Exercise requirements: Copy each line of the material below that includes the string "this".

++++++++++++++++++++

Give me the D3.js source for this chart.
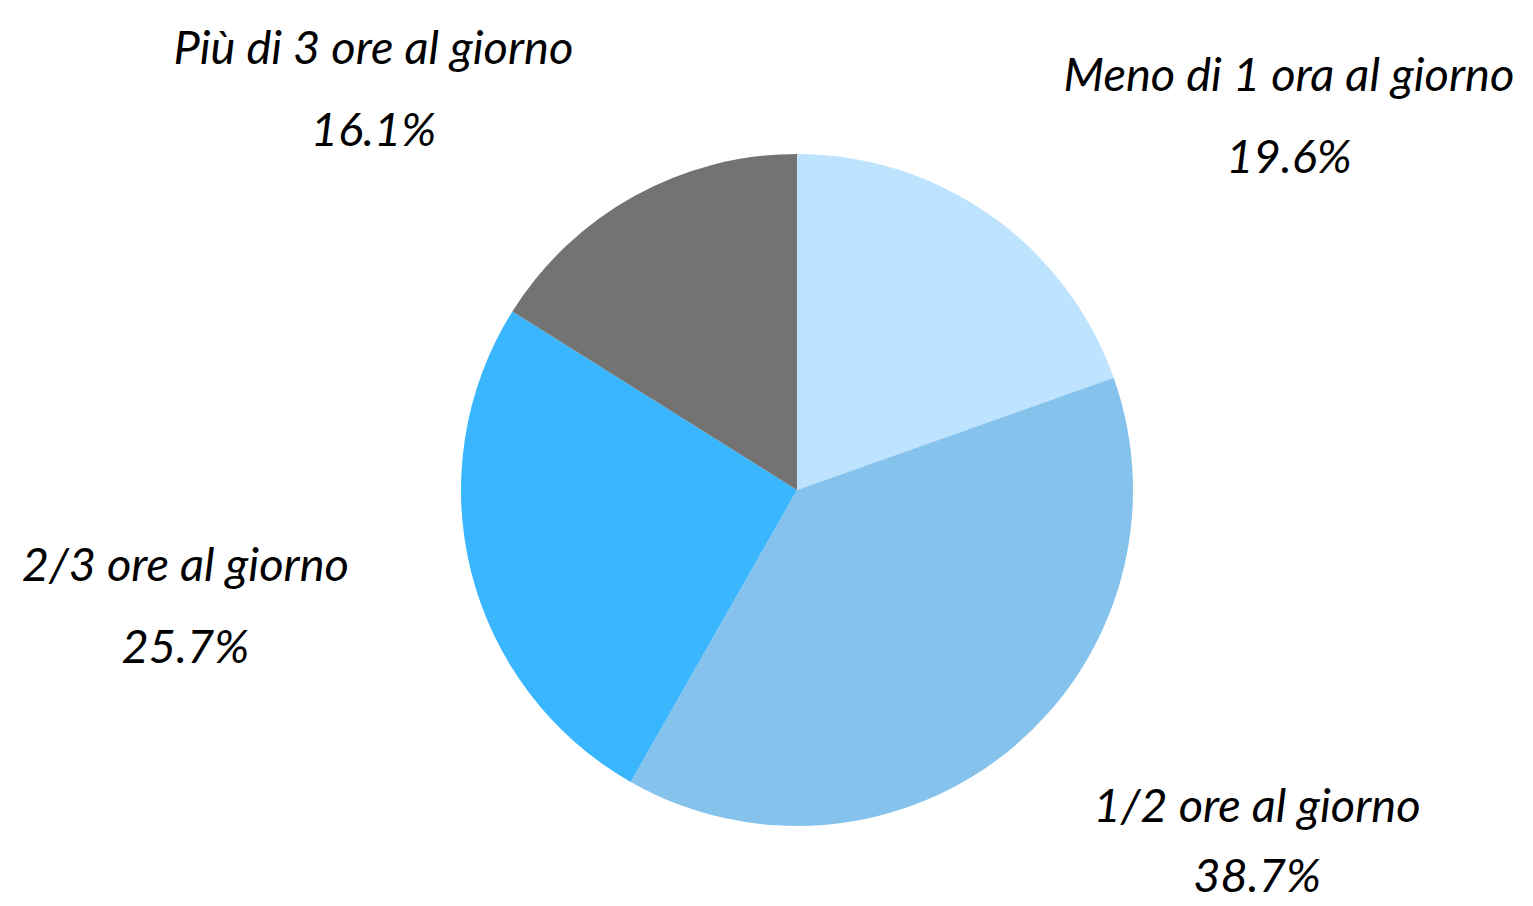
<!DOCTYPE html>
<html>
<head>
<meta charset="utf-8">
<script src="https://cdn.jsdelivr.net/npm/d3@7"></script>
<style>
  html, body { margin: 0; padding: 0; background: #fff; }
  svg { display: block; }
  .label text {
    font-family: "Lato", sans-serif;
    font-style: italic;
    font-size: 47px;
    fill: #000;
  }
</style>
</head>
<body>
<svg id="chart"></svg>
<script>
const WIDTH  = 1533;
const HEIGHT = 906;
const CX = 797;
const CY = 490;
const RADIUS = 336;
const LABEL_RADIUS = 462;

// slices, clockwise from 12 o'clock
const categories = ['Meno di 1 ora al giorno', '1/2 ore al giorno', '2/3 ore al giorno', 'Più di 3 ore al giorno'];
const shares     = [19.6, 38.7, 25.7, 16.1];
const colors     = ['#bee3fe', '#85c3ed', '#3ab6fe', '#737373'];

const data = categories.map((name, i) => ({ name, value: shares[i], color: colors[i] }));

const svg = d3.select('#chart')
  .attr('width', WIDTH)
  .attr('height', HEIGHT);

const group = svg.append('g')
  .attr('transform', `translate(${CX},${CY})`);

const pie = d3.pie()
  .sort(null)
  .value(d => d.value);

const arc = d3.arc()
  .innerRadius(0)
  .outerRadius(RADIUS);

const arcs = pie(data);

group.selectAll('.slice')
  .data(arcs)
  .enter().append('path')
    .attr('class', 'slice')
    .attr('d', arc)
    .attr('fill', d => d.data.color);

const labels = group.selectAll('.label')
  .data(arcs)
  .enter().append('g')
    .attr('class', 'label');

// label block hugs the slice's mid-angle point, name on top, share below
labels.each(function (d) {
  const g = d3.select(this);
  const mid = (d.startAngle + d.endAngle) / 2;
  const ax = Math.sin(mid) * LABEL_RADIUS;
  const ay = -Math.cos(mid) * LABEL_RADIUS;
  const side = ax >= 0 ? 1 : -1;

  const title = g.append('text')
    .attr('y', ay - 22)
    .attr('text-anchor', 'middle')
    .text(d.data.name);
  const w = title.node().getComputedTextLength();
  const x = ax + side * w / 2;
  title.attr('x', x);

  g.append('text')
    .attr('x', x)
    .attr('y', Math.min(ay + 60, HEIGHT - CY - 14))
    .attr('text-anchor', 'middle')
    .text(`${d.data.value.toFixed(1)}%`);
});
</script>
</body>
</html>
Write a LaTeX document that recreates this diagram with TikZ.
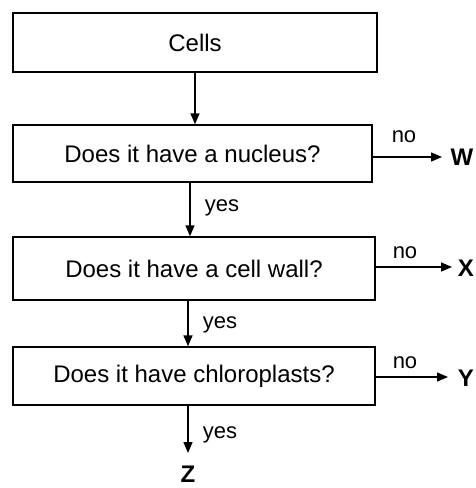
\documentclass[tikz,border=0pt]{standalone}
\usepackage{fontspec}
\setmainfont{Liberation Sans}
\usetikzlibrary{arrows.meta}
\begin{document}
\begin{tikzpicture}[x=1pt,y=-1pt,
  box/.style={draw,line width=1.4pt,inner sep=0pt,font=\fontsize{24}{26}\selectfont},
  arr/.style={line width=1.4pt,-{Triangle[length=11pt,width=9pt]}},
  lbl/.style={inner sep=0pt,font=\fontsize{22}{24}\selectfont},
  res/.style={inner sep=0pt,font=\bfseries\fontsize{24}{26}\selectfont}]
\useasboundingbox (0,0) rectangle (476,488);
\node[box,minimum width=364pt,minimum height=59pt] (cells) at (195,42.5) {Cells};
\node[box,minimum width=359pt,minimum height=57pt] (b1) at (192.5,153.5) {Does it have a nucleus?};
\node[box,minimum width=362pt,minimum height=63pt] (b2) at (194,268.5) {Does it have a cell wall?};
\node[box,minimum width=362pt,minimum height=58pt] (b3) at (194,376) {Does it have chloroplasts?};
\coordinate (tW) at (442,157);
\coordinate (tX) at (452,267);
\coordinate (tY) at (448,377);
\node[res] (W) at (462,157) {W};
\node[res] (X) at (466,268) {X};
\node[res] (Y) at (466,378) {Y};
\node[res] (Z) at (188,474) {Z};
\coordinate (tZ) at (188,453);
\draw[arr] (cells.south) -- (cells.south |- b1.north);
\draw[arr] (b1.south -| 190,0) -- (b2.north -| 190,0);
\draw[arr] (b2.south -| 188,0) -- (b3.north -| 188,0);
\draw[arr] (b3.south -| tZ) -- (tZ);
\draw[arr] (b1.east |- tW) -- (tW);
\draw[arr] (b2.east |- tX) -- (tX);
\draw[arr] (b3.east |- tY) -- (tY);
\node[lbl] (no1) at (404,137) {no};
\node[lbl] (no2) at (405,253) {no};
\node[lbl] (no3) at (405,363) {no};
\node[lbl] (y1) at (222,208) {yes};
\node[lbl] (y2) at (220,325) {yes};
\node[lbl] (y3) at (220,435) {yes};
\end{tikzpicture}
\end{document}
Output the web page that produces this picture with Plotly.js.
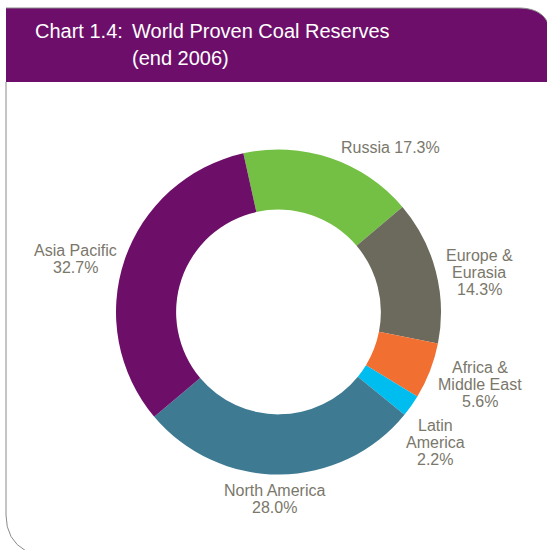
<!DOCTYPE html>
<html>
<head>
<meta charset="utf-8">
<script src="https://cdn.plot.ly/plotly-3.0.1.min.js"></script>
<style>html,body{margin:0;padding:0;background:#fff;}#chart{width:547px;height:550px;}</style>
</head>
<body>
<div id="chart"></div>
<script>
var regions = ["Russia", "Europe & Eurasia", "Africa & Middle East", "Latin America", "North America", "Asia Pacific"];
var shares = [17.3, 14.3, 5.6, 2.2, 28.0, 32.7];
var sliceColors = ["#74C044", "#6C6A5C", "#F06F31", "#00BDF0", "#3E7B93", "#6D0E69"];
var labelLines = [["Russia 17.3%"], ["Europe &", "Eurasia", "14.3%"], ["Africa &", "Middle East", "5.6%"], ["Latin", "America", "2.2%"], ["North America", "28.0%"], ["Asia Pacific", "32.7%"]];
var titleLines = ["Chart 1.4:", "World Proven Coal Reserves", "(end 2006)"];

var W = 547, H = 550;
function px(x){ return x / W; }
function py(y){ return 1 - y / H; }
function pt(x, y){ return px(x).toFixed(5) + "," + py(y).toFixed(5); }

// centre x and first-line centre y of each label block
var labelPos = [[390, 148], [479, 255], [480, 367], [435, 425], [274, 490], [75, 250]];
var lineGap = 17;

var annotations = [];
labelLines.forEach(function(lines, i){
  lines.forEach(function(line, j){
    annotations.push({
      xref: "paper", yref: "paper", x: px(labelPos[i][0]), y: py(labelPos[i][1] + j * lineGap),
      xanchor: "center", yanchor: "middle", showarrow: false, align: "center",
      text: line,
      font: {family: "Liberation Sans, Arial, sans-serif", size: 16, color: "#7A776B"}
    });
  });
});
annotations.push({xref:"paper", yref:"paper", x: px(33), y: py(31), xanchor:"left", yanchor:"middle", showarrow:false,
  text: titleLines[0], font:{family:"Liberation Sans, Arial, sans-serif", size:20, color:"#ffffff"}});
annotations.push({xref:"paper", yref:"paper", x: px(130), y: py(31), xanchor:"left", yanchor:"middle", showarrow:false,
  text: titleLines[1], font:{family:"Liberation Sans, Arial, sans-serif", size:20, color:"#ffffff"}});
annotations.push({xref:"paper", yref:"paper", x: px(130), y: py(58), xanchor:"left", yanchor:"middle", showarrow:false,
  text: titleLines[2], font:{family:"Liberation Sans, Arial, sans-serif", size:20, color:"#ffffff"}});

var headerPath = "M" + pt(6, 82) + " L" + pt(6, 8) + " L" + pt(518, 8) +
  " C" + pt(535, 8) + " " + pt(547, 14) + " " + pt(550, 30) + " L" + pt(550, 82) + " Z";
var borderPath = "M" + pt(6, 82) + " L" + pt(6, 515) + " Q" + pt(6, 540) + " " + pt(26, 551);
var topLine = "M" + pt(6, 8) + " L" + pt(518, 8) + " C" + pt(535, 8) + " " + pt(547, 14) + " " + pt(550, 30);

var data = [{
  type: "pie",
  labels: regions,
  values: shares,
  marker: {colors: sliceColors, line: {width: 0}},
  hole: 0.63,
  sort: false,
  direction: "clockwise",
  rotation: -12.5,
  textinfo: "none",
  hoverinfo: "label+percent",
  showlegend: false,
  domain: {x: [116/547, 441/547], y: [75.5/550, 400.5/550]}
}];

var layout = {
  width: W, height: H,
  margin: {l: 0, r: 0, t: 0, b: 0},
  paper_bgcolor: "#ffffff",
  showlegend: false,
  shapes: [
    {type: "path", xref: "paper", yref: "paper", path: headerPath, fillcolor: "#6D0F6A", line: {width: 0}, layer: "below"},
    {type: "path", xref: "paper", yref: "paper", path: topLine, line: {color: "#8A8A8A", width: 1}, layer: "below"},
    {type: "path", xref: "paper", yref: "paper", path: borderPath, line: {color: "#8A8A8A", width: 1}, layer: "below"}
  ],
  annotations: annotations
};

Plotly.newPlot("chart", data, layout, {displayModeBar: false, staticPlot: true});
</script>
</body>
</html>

++++++++++++++++++++

Problem solution:
Give me the D3.js source for this chart.
  const g = d3.select(this);
Write a LaTeX document that recreates this diagram with TikZ.
Output the web page that produces this picture with Plotly.js.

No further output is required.